>> START Stored data
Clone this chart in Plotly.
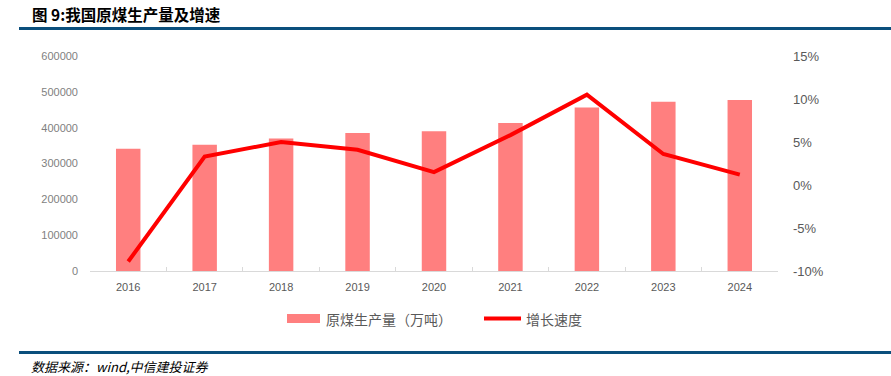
import plotly.graph_objects as go

years = ["2016", "2017", "2018", "2019", "2020", "2021", "2022", "2023", "2024"]
output = [341000, 352000, 370000, 385000, 390000, 413000, 456000, 472000, 477000]
growth = [-8.9, 3.3, 5.0, 4.1, 1.5, 5.8, 10.5, 3.6, 1.2]
left_ticks = [0, 100000, 200000, 300000, 400000, 500000, 600000]
right_ticks = [-10, -5, 0, 5, 10, 15]
right_labels = ["-10%", "-5%", "0%", "5%", "10%", "15%"]

BAR = "#FF7F7F"
LINE = "#FF0000"
BLUE = "#0B4F7C"
CJK = "Noto Sans CJK SC"

fig = go.Figure()
fig.add_trace(go.Bar(x=years, y=output, name="原煤生产量（万吨）",
                     marker=dict(color=BAR, line=dict(width=0)), showlegend=False))
fig.add_trace(go.Scatter(x=years, y=growth, name="增长速度", yaxis="y2", mode="lines",
                         line=dict(color=LINE, width=4), showlegend=False))

L, R, T, B = 90, 778, 56, 271
W, H = 891, 376
def px(x):
    return (x - L) / (R - L)
def py(y):
    return (B - y) / (B - T)

shapes = [
    dict(type="line", xref="paper", yref="paper", x0=px(19), x1=px(891), y0=py(28.5), y1=py(28.5),
         line=dict(color=BLUE, width=3)),
    dict(type="line", xref="paper", yref="paper", x0=px(19), x1=px(891), y0=py(352.5), y1=py(352.5),
         line=dict(color=BLUE, width=3)),
    dict(type="rect", xref="paper", yref="paper", x0=px(287), x1=px(320), y0=py(323), y1=py(314),
         fillcolor=BAR, line=dict(width=0)),
    dict(type="line", xref="paper", yref="paper", x0=px(484), x1=px(521), y0=py(318.5), y1=py(318.5),
         line=dict(color=LINE, width=4)),
]
annotations = [
    dict(text="<b>图 9:我国原煤生产量及增速</b>", xref="paper", yref="paper", x=px(30), y=py(14.5),
         xanchor="left", yanchor="middle", showarrow=False, font=dict(family=CJK, size=15.5, color="#000000")),
    dict(text="<i>数据来源：wind,中信建投证券</i>", xref="paper", yref="paper", x=px(29), y=py(366),
         xanchor="left", yanchor="middle", showarrow=False, font=dict(family=CJK, size=13, color="#000000")),
    dict(text="原煤生产量（万吨）", xref="paper", yref="paper", x=px(324), y=py(318.5),
         xanchor="left", yanchor="middle", showarrow=False, font=dict(family=CJK, size=14, color="#595959")),
    dict(text="增长速度", xref="paper", yref="paper", x=px(524), y=py(318.5),
         xanchor="left", yanchor="middle", showarrow=False, font=dict(family=CJK, size=14, color="#595959")),
]

fig.update_layout(
    width=W, height=H,
    margin=dict(l=L, r=W - R, t=T, b=H - B, pad=0),
    paper_bgcolor="white", plot_bgcolor="white",
    bargap=0.68,
    showlegend=False,
    hovermode=False,
    shapes=shapes, annotations=annotations,
    xaxis=dict(type="category", showgrid=False, showline=True, linecolor="#D9D9D9", linewidth=1,
               ticks="inside", tickson="boundaries", ticklen=4, tickcolor="#D9D9D9",
               tickfont=dict(family="Liberation Sans", size=11, color="#595959"),
               ticklabelstandoff=6),
    yaxis=dict(range=[0, 600000], tickvals=left_ticks, ticktext=[str(v) for v in left_ticks],
               showgrid=False, zeroline=False, showline=False, ticks="",
               tickfont=dict(family="Liberation Sans", size=11, color="#7F7F7F"),
               ticklabelstandoff=11),
    yaxis2=dict(range=[-10, 15], overlaying="y", side="right", tickvals=right_ticks, ticktext=right_labels,
                showgrid=False, zeroline=False, showline=False, ticks="",
                tickfont=dict(family="Liberation Sans", size=13, color="#595959"),
                ticklabelstandoff=14),
)

fig.write_html("out.html", config={"displayModeBar": False},
               post_script="document.body.style.margin='0px';document.body.style.overflow='hidden';")
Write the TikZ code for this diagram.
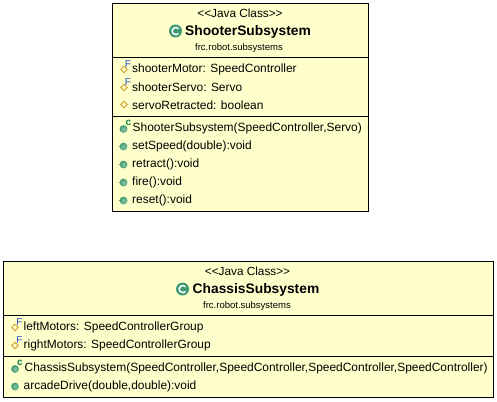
>> END Stored data
▶ What is being asked: Quote only what lies between the first line of the records and the line containing "import plotly.graph_objects as go", please, including both lines and excluding images.

▶ Completed task:
Clone this chart in Plotly.
import plotly.graph_objects as go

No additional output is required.